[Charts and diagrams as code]
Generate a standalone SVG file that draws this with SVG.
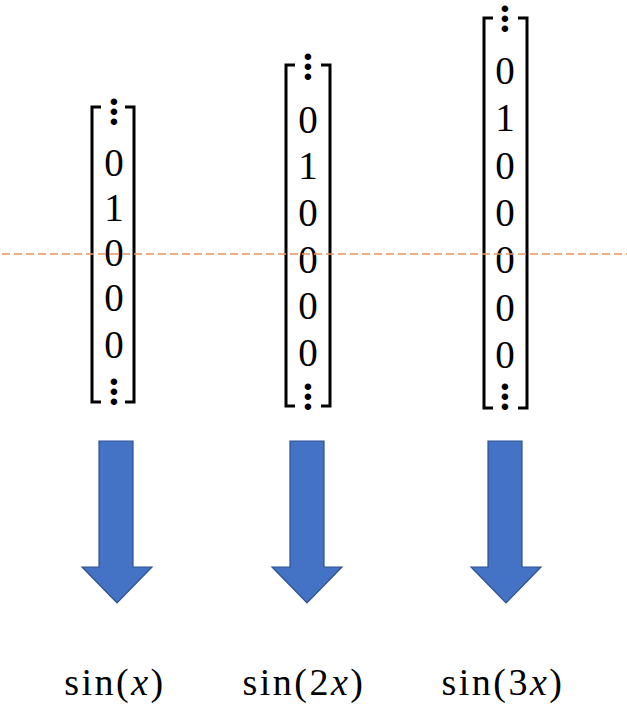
<svg xmlns="http://www.w3.org/2000/svg" width="627" height="712" viewBox="0 0 627 712">
<style>
.br{fill:none;stroke:#000;stroke-width:3}
.d{font-family:"Liberation Serif","DejaVu Serif",serif;font-size:39px;text-anchor:middle;fill:#000}
.e{font-family:"Liberation Serif","DejaVu Serif",serif;font-size:40px;font-weight:bold;text-anchor:middle;fill:#000}
.lab{font-family:"Liberation Serif","DejaVu Serif",serif;font-size:38px;letter-spacing:2.5px;text-anchor:middle;fill:#000}
.arr{fill:#4472C4;stroke:#2F528F;stroke-width:1.2}
.dash{stroke:#E8955A;stroke-width:1.6;stroke-dasharray:8 4;fill:none}
</style>
<rect width="627" height="712" fill="#fff"/>
<g id="matrix1">
<path class="br" d="M101,107 H92 V402 H101 M125,107 H134 V402 H125"/>
<text class="e"><tspan x="114" y="115">·</tspan><tspan x="114" y="125">·</tspan><tspan x="114" y="135">·</tspan></text>
<text class="d" x="114" y="176">0</text>
<text class="d" x="114" y="221">1</text>
<text class="d" x="114" y="266">0</text>
<text class="d" x="114" y="311">0</text>
<text class="d" x="114" y="358">0</text>
<text class="e"><tspan x="114" y="395">·</tspan><tspan x="114" y="405">·</tspan><tspan x="114" y="415">·</tspan></text>
</g>
<g id="matrix2">
<path class="br" d="M295,65 H286 V406 H295 M321,65 H330 V406 H321"/>
<text class="e"><tspan x="308" y="70">·</tspan><tspan x="308" y="80">·</tspan><tspan x="308" y="90">·</tspan></text>
<text class="d" x="308" y="133">0</text>
<text class="d" x="308" y="179">1</text>
<text class="d" x="308" y="226">0</text>
<text class="d" x="308" y="273">0</text>
<text class="d" x="308" y="319">0</text>
<text class="d" x="308" y="366">0</text>
<text class="e"><tspan x="308" y="400">·</tspan><tspan x="308" y="410">·</tspan><tspan x="308" y="420">·</tspan></text>
</g>
<g id="matrix3">
<path class="br" d="M493,18 H484 V408 H493 M518,18 H527 V408 H518"/>
<text class="e"><tspan x="505" y="22">·</tspan><tspan x="505" y="32">·</tspan><tspan x="505" y="42">·</tspan></text>
<text class="d" x="505" y="84">0</text>
<text class="d" x="505" y="131">1</text>
<text class="d" x="505" y="179">0</text>
<text class="d" x="505" y="226">0</text>
<text class="d" x="505" y="273">0</text>
<text class="d" x="505" y="321">0</text>
<text class="d" x="505" y="368">0</text>
<text class="e"><tspan x="505" y="400">·</tspan><tspan x="505" y="410">·</tspan><tspan x="505" y="420">·</tspan></text>
</g>
<g id="connectors">
<line class="dash" x1="2" y1="254" x2="627" y2="254"/>
<path class="arr" d="M99,441 H133 V567 H152 L117,603 L82,567 H99 Z"/>
<path class="arr" d="M290,441 H324 V567 H342 L307,603 L272,567 H290 Z"/>
<path class="arr" d="M488,441 H522 V567 H541 L506,603 L471,567 H488 Z"/>
</g>
<g id="label1"><text class="lab" x="115" y="695">sin(<tspan font-style="italic">x</tspan>)</text></g>
<g id="label2"><text class="lab" x="304" y="695">sin(2<tspan font-style="italic">x</tspan>)</text></g>
<g id="label3"><text class="lab" x="503" y="695">sin(3<tspan font-style="italic">x</tspan>)</text></g>
</svg>
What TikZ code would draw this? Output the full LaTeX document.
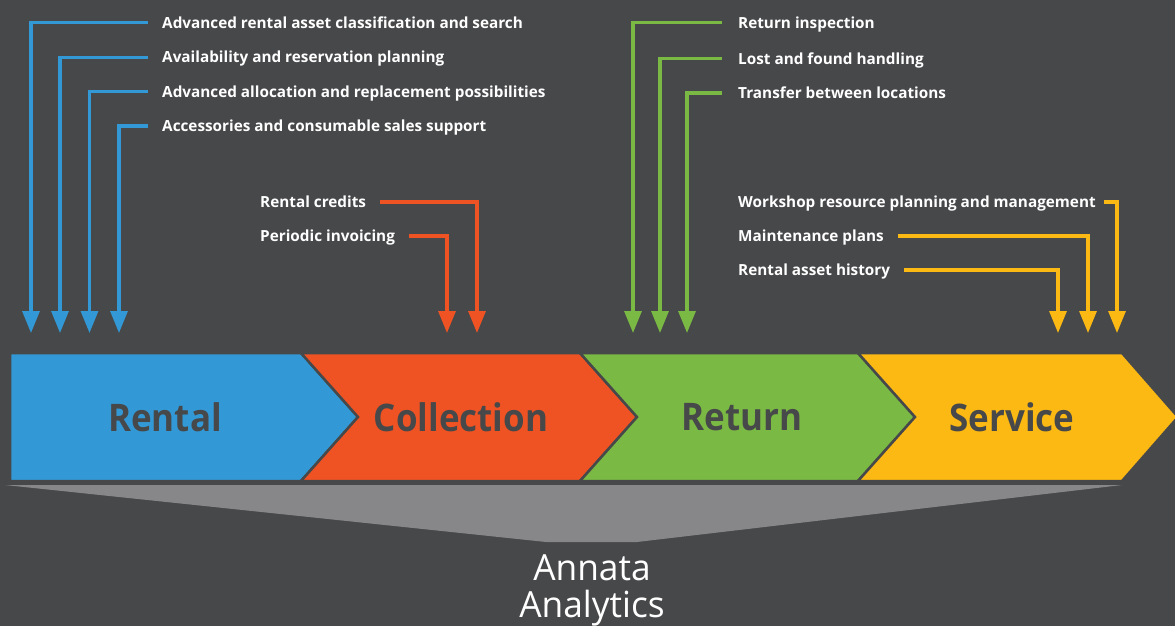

▸ **Directive**: In the records above, how many lines include the string "this"? Answer with only the number.

▸ **Exercise solution**: 2